DuPont identifies four strategies for sustainability in packaging:
* First is using renewable resources.
* Next is improving end-of-life alternatives through additives and other means for composting, recycling and waste-to-energy methods.
* Material reduction represents the highest growth opportunity. While maintaining the integrity of the package, producers can use less or make the package simpler. Weber cited as an example replacing PVC with Surlyn ionomer to make thinner blister packaging.
* Finally, general environmental impact also relates to sustainability. Reducing energy use or greenhouse gases or solvent emissions all have beneficial effects, Weber said.
Sustainability issues were prominent among the winners of DuPont's 2009 awards. Following are plastics-related winners:
* A shampoo bottle and cap by Estee Lauder Cos. Inc. The Aveda bottle contains 80-96 percent post-consumer recycled high density polyethylene, depending on the model. The bottle is made by Matrix Packaging Inc., a Sonoco company in Chicago. Estee Lauder also started up a bottle-cap recycling program. Its caps are made of 100 percent recycled polypropylene molded by Seaquist Closures of Mukwonago, Wis.

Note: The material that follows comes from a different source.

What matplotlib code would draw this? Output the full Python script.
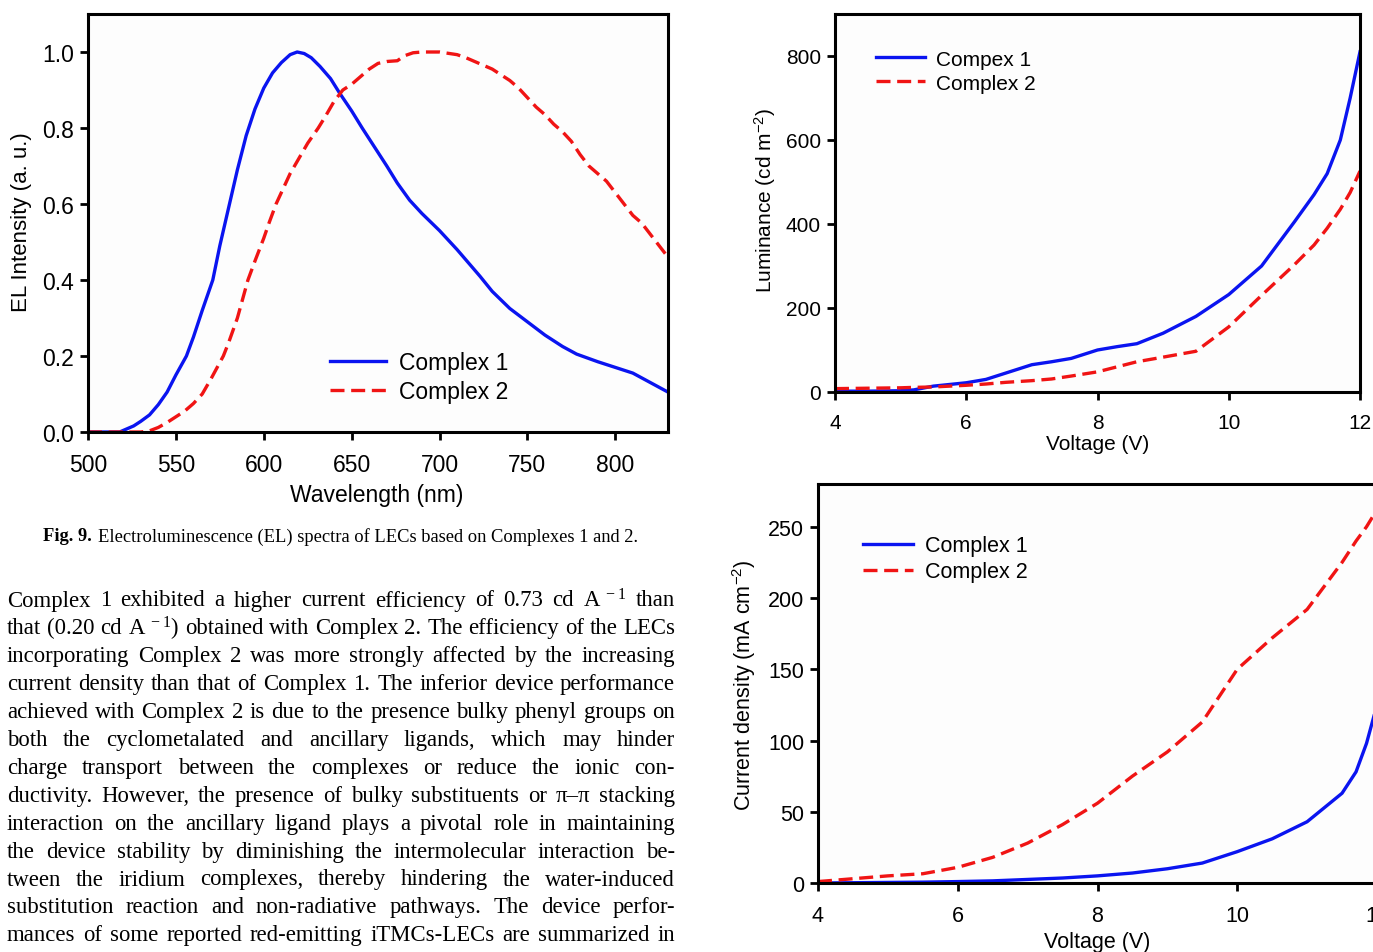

* Ecolean Group's lightweighted aseptic packaging in Sweden. The product cuts package weight by 50 percent. Use of calcium carbonate in the packaging reduces the amount of polymer needed in the structure.
* Healthy Choice's frozen food trays from ConAgra Foods Inc., which contain 40 percent recycled PET. The high-recycle content is unique in dual-ovenable PET packaging. ConAgra met U.S. Food and Drug Administration requirements in this application. Associated Packaging Technologies of Chadds Ford, Pa., thermoforms the trays.
* Procter & Gamble's polybags for multipacked detergent pouches, which replace corrugated packaging. The product is marketed in Belgium and Turkey. The polyethylene bags cut weight by 80 percent and volume compression by 20 percent.
* Standup pouches replace glass for Bertolli Pasta Sauce from Unilever plc of London, for 70 percent material saving. The pouch is microwaveable and protects contents from oxygen. Pouch materials are made by Amcor Flexibles in the United States.
* A Prilosec Pill Pack from Procter & Gamble Co. of Cincinnati, which doubles the number of pills on a blister card to cut waste in packaging. Cards are made by Alcan Packaging in the United States.
* A redesigned 20-liter drum for agricultural chemicals from A&C Packers Pty. Ltd. in Australia that has a new barrier structure and is reusable with a five-year life. The new design aids stacking and cube efficiency by 30 percent. The drums can be recycled into items such as drain pipes.